Denis Naughten: ‘I’m taking no more calls from lobbyists’

Minister apologises due to ‘fourth day’ taken up by discussing ‘30 second conversation’

Minister for Communications Denis Naughten has rejected a suggestion from Fianna Fáil TD Timmy Dooley that he provided a lobbyist with confidential information over a proposed media merger.


Minister for Communications Denis Naughten has told the Dáil he will take no more calls from lobbyists.

He also insisted that he had apologised for taking the call from a lobbyist about a proposed media merger because it was the fourth day in a row they had been discussing “a 30 second conversation”.

Mr Naughten became irritated during Ministers’ question time about his Communications, Climate Action and Environment portfolio when Fianna Fáil spokesman Timmy Dooley insisted the Minister had provided confidential information in his phone call with the lobbyist.

Mr Dooley told him: “You need to start at the beginning and just accept that you provided confidential information, that it was wrong. It’s on a relatively low scale and it can be addressed within this House.”

He said: “Will you just please bring this to a conclusion.”

Mr Dooley told the Minister he was at a loss as to “why you regret taking the call, why you’ve apologised for taking the call, why you’ve asserted that you’ll never take a call again if you did nothing wrong in the first instance”.

He said Mr Naughten failed to understand that “by providing an insight into your thinking, a hunch, a personal opinion whatever it might be - that was confidential information” and the Minister gave it to a lobbyist “and he passed it on”.

He said it was now part of evidence the Director of Corporate Enforcement is using as part of his campaign to appoint investigators.

“So it was confidential information, Minister.

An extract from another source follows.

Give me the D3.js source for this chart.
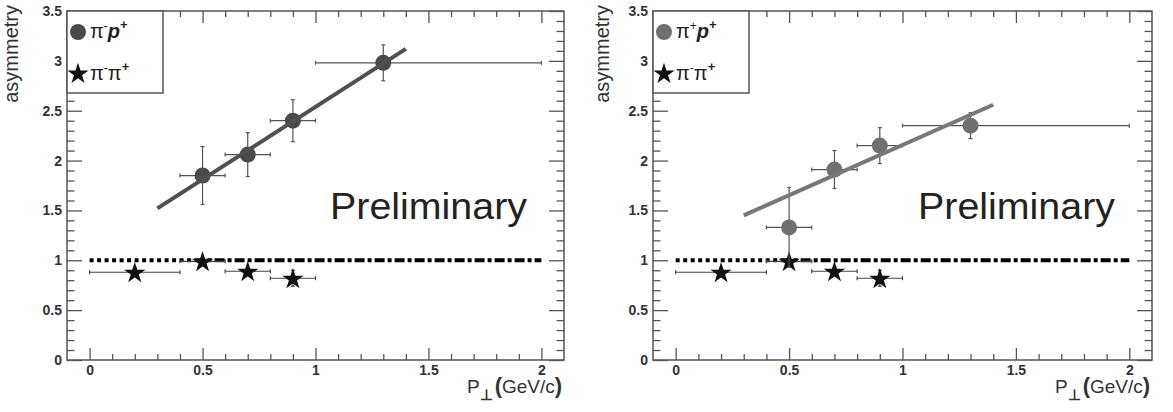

That’s what you need to accept. That’s what you’ve identified as being regrettable for taking the call,” he said.

Mr Naughten replied: “One; I did not give any confidential information. Two; I made it crystal clear that I would be guided by whatever advice I got from my officials and the file shows clearly that’s exactly what I did.”

He said: “The reason I regret and apologise is this is the fourth day in a row in this House that we’ve been discussing this issue here regarding a 30 second conversation that I had giving an opinion that I sincerely regret giving and that’s why I’m apologising to this House and to the public out there that this House has been preoccupied about this for four days in a row.”

Proposed merger

In November 2016 Mr Naughten took a call from former government press secretary Eoghan O Neachtain who informed him that the Competition and Consumer Protection Commission had accepted the proposed merger between INM and the Celtic Media Group.

The Minister said it was likely the matter would be referred to the Broadcasting Authority of Ireland but he would act on the advice of his department officials.

Three weeks later in the Dáil he said he had not made his views known and would not do so.

But Mr Naughten told Sinn Féin communications spokesman Brian Stanley, one of the TDs who asked questions about the proposed merger: “When I was here in the House, I had an active file in front of me at that stage, and it was a very different situation at that point.”

He did not have a file and his role in the process had not started when he spoke to the lobbyist.

“And I’ve been at pains to try and point that out,” he said. “And I do sincerely regret it.”

Mr Stanley said: “You told me . . . you had absolutely no idea, I think you even shook your head, as to what you were going to do with it”.

He added: “I accept the fact that you have apologised. What we must do now is make sure that we tighten up all this area.”

The Sinn Féin TD asked Mr Naughten: “Would you agree that unofficial contacts with lobbyists for Ministers has to stop?”

The Minister replied: “I won’t be taking calls from lobbyists.”